A lesser-known thing is how AI is now used in customer service chats. Half the time you’re not talking to a human and you don’t even realize it. And weirdly, that’s progress, because earlier bots were painfully obvious and annoying.
Digital Payments Making Cash Feel Ancient
Remember when carrying cash felt normal? Now it feels risky or unnecessary. QR payments, tap-to-pay, UPI in India especially, it’s changed daily life fast. Even small street vendors expect digital payments now.
I once went out with zero cash thinking I’d regret it. Didn’t at all. That’s a big shift. Economists talk about it in serious terms, but for regular people it just means less ATM visits and less “bhaiya change hai?” moments.

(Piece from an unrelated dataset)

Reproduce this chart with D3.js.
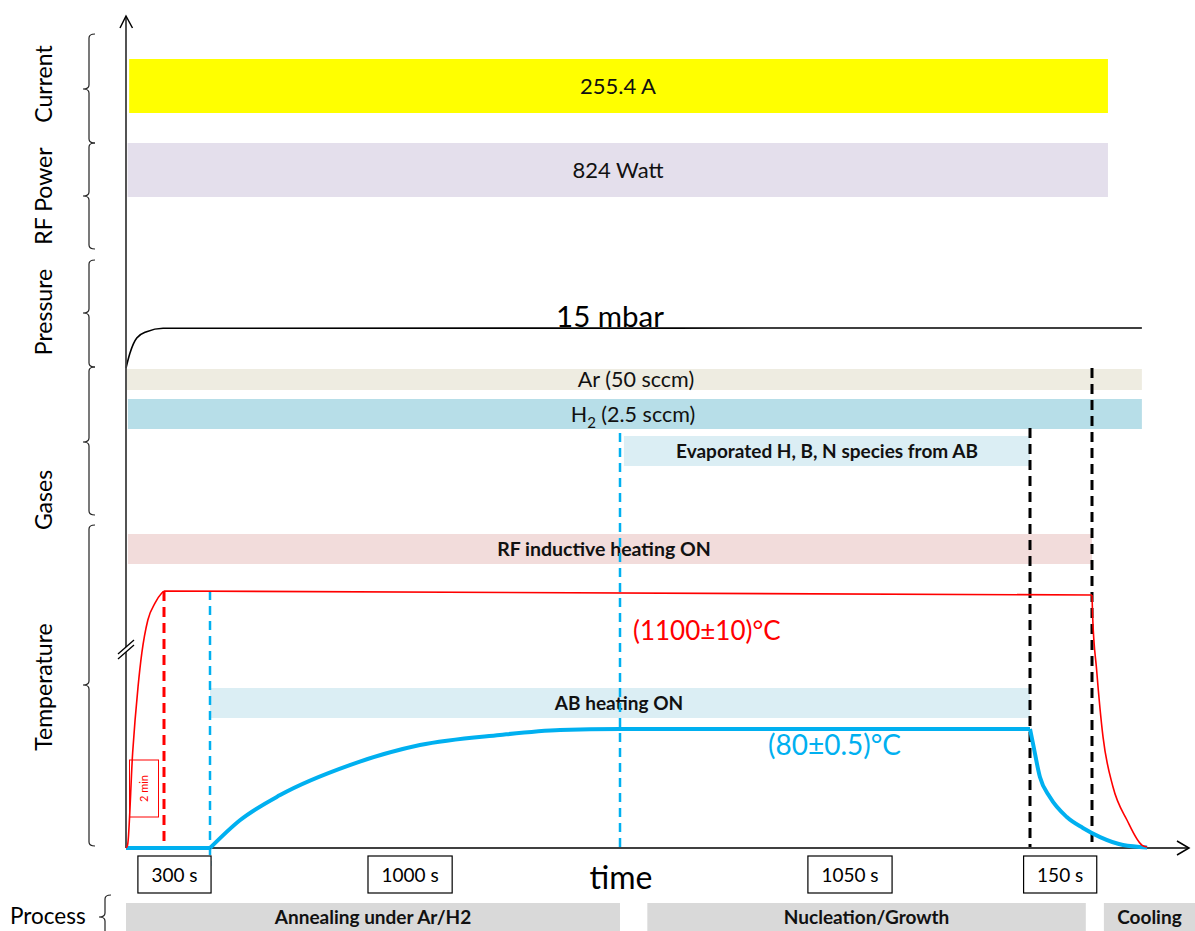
<!DOCTYPE html>
<html>
<head>
<meta charset="utf-8">
<script src="https://cdn.jsdelivr.net/npm/d3@7"></script>
<style>
  html, body { margin: 0; padding: 0; background: #fff; }
  svg { display: block; font-family: Lato, "Open Sans", sans-serif; }
</style>
</head>
<body>
<svg id="chart" width="1195" height="931"></svg>
<script>
// ---- Process time line (s) and where each step sits along the time axis ----
const timeKnots = [0, 120, 300, 1300, 2350, 2500, 2700];
const timePx    = [126, 164, 210, 620, 1030, 1092, 1150];

// ---- Temperature profiles: [time s, temperature °C] ----
const substrateTemp = [
  [0, 20], [5, 21.5], [21, 68], [38, 397], [50, 653], [69, 902], [92, 1030],
  [113, 1095], [120, 1100], [2500, 1090], [2502, 940], [2516, 525],
  [2538, 76], [2572, 51], [2621, 34], [2672, 21.5], [2690, 20.5]
];
const abTemp = [
  [0, 20], [300, 20], [373, 34], [471, 46.7], [641, 61.8], [812, 71.9],
  [1007, 77], [1154, 79.5], [1300, 80.5], [1370, 80], [2350, 80],
  [2357, 72.9], [2374, 55.8], [2398, 45.7], [2439, 35.6], [2478, 30.1],
  [2528, 25.5], [2607, 21.5], [2690, 20.3]
];
// times where a profile changes regime (heater switched on/off)
const substrateBreaks = [120, 2500];
const abBreaks = [300, 2350];

// ---- Chamber pressure: [time s, mbar] ----
const pressure = [[0, 0], [12.6, 5.6], [34, 11.25], [65, 13.6], [117, 14.9], [2672, 15]];

// ---- Settings shown as bands: [label, start s, end s] ----
const currentBand  = ["255.4 A", 10, 2555];
const powerBand    = ["824 Watt", 5, 2555];
const arBand       = ["Ar (50 sccm)", 3, 2672];
const h2Band       = ["H2 (2.5 sccm)", 6, 2672];
const evapBand     = ["Evaporated H, B, N species from AB", 1310, 2350];
const rfHeatBand   = ["RF inductive heating ON", 6, 2500];
const abHeatBand   = ["AB heating ON", 300, 2350];

// ---- Step boundaries (s) ----
const stepMarks = [120, 300, 1300, 2350, 2500];

// ---- Step durations: [label, centre time s] ----
const durationLabels = ["300 s", "1000 s", "1050 s", "150 s"];
const durationCentres = [161, 788, 1889, 2423];

// ---- Process phases: [label, start s, end s] ----
const phaseLabels = ["Annealing under Ar/H2", "Nucleation/Growth", "Cooling"];
const phaseStarts = [0, 1370, 2541];
const phaseEnds   = [1300, 2485, 2870];

// ---- Parameter groups on the left ----
const groupLabels = ["Current", "RF Power", "Pressure", "Gases", "Temperature"];

const svg = d3.select("#chart");

const x = d3.scaleLinear().domain(timeKnots).range(timePx);
const yT = d3.scaleLinear().domain([20, 80, 1090, 1110]).range([848, 729, 595, 587]);
const yP = d3.scaleLinear().domain([0, 15]).range([368, 328]);

const RED = "#FF0000", BLUE = "#00B0F0", AXIS = "#404040";

// ---- bands ----
function band(b, y0, h, fill, opts = {}) {
  const [label, t0, t1] = b;
  svg.append("rect")
    .attr("x", x(t0)).attr("y", y0)
    .attr("width", x(t1) - x(t0)).attr("height", h)
    .attr("fill", fill);
  const t = svg.append("text")
    .attr("x", opts.cx != null ? opts.cx : (x(t0) + x(t1)) / 2)
    .attr("y", y0 + h / 2)
    .attr("dy", "0.35em")
    .attr("text-anchor", "middle")
    .attr("font-size", opts.size || 17)
    .attr("font-weight", opts.bold ? "bold" : "normal")
    .attr("fill", "#111");
  if (opts.sub) {
    t.append("tspan").text("H");
    t.append("tspan").attr("font-size", 15).attr("dy", 6).text("2");
    t.append("tspan").attr("dy", -6).text(" (2.5 sccm)");
  } else {
    t.text(label);
  }
}

band(currentBand, 59, 54, "#FFFF00", { size: 22, cx: 618 });
band(powerBand, 143, 54, "#E4DFEC", { size: 22, cx: 618 });
band(arBand, 369, 21, "#EEECE1", { size: 21.5, cx: 636 });
band(h2Band, 399, 30, "#B7DEE8", { size: 21.5, cx: 633, sub: true });
band(evapBand, 436, 30, "#DBEEF4", { size: 19, bold: true, cx: 827 });
band(rfHeatBand, 534, 30, "#F2DCDB", { size: 19.5, bold: true, cx: 604 });
band(abHeatBand, 688, 30, "#DBEEF4", { size: 19, bold: true, cx: 619 });

// ---- pressure curve ----
svg.append("path")
  .datum(pressure)
  .attr("fill", "none").attr("stroke", "#000").attr("stroke-width", 1.6)
  .attr("d", d3.line().x(d => x(d[0])).y(d => yP(d[1])).curve(d3.curveMonotoneX));
svg.append("text")
  .attr("x", 610).attr("y", 327)
  .attr("text-anchor", "middle").attr("font-size", 29.5).attr("fill", "#000")
  .text("15 mbar");

// ---- step boundaries ----
const markStyle = [
  { c: RED,    y0: yT(1100), y1: 848, w: 3,   dash: "10,6" },
  { c: BLUE,   y0: 591,      y1: 866, w: 2.5, dash: "9,6" },
  { c: BLUE,   y0: 433,      y1: 848, w: 2.5, dash: "9,6" },
  { c: "#000", y0: 428,      y1: 848, w: 3,   dash: "10,6" },
  { c: "#000", y0: 368,      y1: 848, w: 3,   dash: "10,6" }
];
stepMarks.forEach((t, i) => {
  const s = markStyle[i];
  svg.append("line")
    .attr("x1", x(t)).attr("x2", x(t))
    .attr("y1", s.y0).attr("y2", s.y1)
    .attr("stroke", s.c).attr("stroke-width", s.w)
    .attr("stroke-dasharray", s.dash);
});

// ---- axes ----
svg.append("line").attr("x1", 126).attr("x2", 1189).attr("y1", 848).attr("y2", 848)
  .attr("stroke", AXIS).attr("stroke-width", 1.8);
svg.append("path").attr("d", "M1177,841 L1189,848 L1177,855")
  .attr("fill", "none").attr("stroke", "#000").attr("stroke-width", 1.5);
svg.append("line").attr("x1", 126).attr("x2", 126).attr("y1", 848).attr("y2", 17)
  .attr("stroke", AXIS).attr("stroke-width", 1.8);
svg.append("path").attr("d", "M120,28 L126,16 L132.5,28")
  .attr("fill", "none").attr("stroke", "#000").attr("stroke-width", 1.5);
// axis break
svg.append("polygon").attr("points", "119,654 133,641 133,646 119,659").attr("fill", "#fff");
svg.append("line").attr("x1", 118).attr("y1", 654).attr("x2", 134).attr("y2", 640)
  .attr("stroke", "#000").attr("stroke-width", 1.3);
svg.append("line").attr("x1", 118).attr("y1", 659).attr("x2", 134).attr("y2", 645)
  .attr("stroke", "#000").attr("stroke-width", 1.3);

// ---- temperature curves (each regime smoothed on its own) ----
const tempLine = d3.line().x(d => x(d[0])).y(d => yT(d[1])).curve(d3.curveMonotoneX);
function regimes(data, breaks) {
  const cuts = [-Infinity, ...breaks, Infinity];
  const parts = [];
  for (let i = 0; i < cuts.length - 1; i++) {
    parts.push(data.filter(d => d[0] >= cuts[i] && d[0] <= cuts[i + 1]));
  }
  return parts;
}
function profile(data, breaks, color, width) {
  const d = regimes(data, breaks).map(p => tempLine(p)).join("");
  svg.append("path").attr("d", d)
    .attr("fill", "none").attr("stroke", color).attr("stroke-width", width)
    .attr("stroke-linejoin", "round");
}
profile(abTemp, abBreaks, BLUE, 4);
profile(substrateTemp, substrateBreaks, RED, 1.6);

svg.append("text").attr("x", 633).attr("y", 640).attr("font-size", 26)
  .attr("fill", RED).text("(1100±10)°C");
svg.append("text").attr("x", 768).attr("y", 755).attr("font-size", 28)
  .attr("fill", BLUE).text("(80±0.5)°C");

// "2 min" ramp note
svg.append("rect").attr("x", 129.5).attr("y", 760).attr("width", 29).attr("height", 57)
  .attr("fill", "none").attr("stroke", RED).attr("stroke-width", 1);
svg.append("text")
  .attr("transform", "translate(148,788.5) rotate(-90)")
  .attr("text-anchor", "middle").attr("font-size", 11).attr("fill", RED)
  .text("2 min");

// ---- durations ----
durationLabels.forEach((lab, i) => {
  const cx = x(durationCentres[i]);
  const g = svg.append("g");
  const rect = g.append("rect");
  const t = g.append("text").attr("x", cx).attr("y", 875).attr("dy", "0.35em")
    .attr("text-anchor", "middle").attr("font-size", 19).attr("fill", "#000").text(lab);
  const w = t.node().getComputedTextLength() + 27;
  rect.attr("x", cx - w / 2).attr("y", 856).attr("width", w).attr("height", 37)
    .attr("fill", "#fff").attr("stroke", "#000").attr("stroke-width", 1.2);
});
svg.append("text").attr("x", 621).attr("y", 889).attr("text-anchor", "middle")
  .attr("font-size", 32).attr("fill", "#000").text("time");

// ---- process phases ----
phaseLabels.forEach((lab, i) => {
  const x0 = x(phaseStarts[i]), x1 = Math.min(x(phaseEnds[i]), 1195);
  svg.append("rect").attr("x", x0).attr("y", 903).attr("width", x1 - x0).attr("height", 30)
    .attr("fill", "#D9D9D9");
  svg.append("text").attr("x", (x0 + x1) / 2).attr("y", 917).attr("dy", "0.35em")
    .attr("text-anchor", "middle").attr("font-size", 19).attr("font-weight", "bold")
    .attr("fill", "#111").text(lab);
});
svg.append("text").attr("x", 10).attr("y", 924).attr("font-size", 22.5).attr("fill", "#000")
  .text("Process");

// ---- group braces and labels ----
function brace(xb, y0, ym, y1, hook = 6) {
  const r = 4;
  const d = `M${xb + hook},${y0} Q${xb},${y0} ${xb},${y0 + r} L${xb},${ym - r} ` +
            `Q${xb},${ym} ${xb - hook},${ym} Q${xb},${ym} ${xb},${ym + r} ` +
            `L${xb},${y1 - r} Q${xb},${y1} ${xb + hook},${y1}`;
  svg.append("path").attr("d", d).attr("fill", "none")
    .attr("stroke", "#222").attr("stroke-width", 1.2);
}
const braceSpans = [[34, 89, 143], [143, 196, 249], [260, 313, 367], [367, 442, 515], [525, 685, 846]];
const labelCentres = [84, 196, 312, 500, 687];
groupLabels.forEach((lab, i) => {
  const [a, m, b] = braceSpans[i];
  brace(89, a, m, b);
  svg.append("text")
    .attr("transform", `translate(52,${labelCentres[i]}) rotate(-90)`)
    .attr("text-anchor", "middle").attr("font-size", 23).attr("fill", "#000")
    .text(lab);
});
brace(105, 895, 917, 945);
</script>
</body>
</html>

What’s less talked about is how this affects spending habits. Digital money doesn’t feel real. Swiping or tapping feels lighter than handing over notes. There’s actual psychology behind this, but most of us just notice we spend more and don’t know why.
Wearables Quietly Turning Into Health Assistants
Smartwatches started as step counters and notification mirrors. Now they’re low-key health trackers. Heart rate, sleep quality, stress levels. Some even warn about irregular heart rhythms.
A friend of mine caught a health issue early because his watch kept flagging something off. That’s not sci-fi, that’s already here. Yet we don’t hype it enough.
Online you’ll see memes about people getting stressed because their watch says they’re stressed. Funny, but also shows how deeply tech is getting into personal health.
Background Tech That Saves Time Without Credit
Auto updates, cloud backups, password managers. Nobody talks about them, but imagine life without them now. Losing a phone used to be a nightmare. Now it’s annoying, but manageable.
Password managers especially feel underrated. Yes, they’re boring. But remembering 30 passwords is impossible. This tech quietly removed a daily mental burden we didn’t even question earlier.
Why These Changes Feel Invisible
The biggest tech shifts don’t feel dramatic because they don’t interrupt life, they smooth it. No learning curve, no big announcement. Just small improvements stacking over time.
That’s why people sometimes say “nothing new is happening in tech” while using tools that didn’t exist five years ago. The change is gradual, not cinematic.
And honestly, that’s probably the best kind of innovation. The kind that fits into life instead of forcing life to adapt.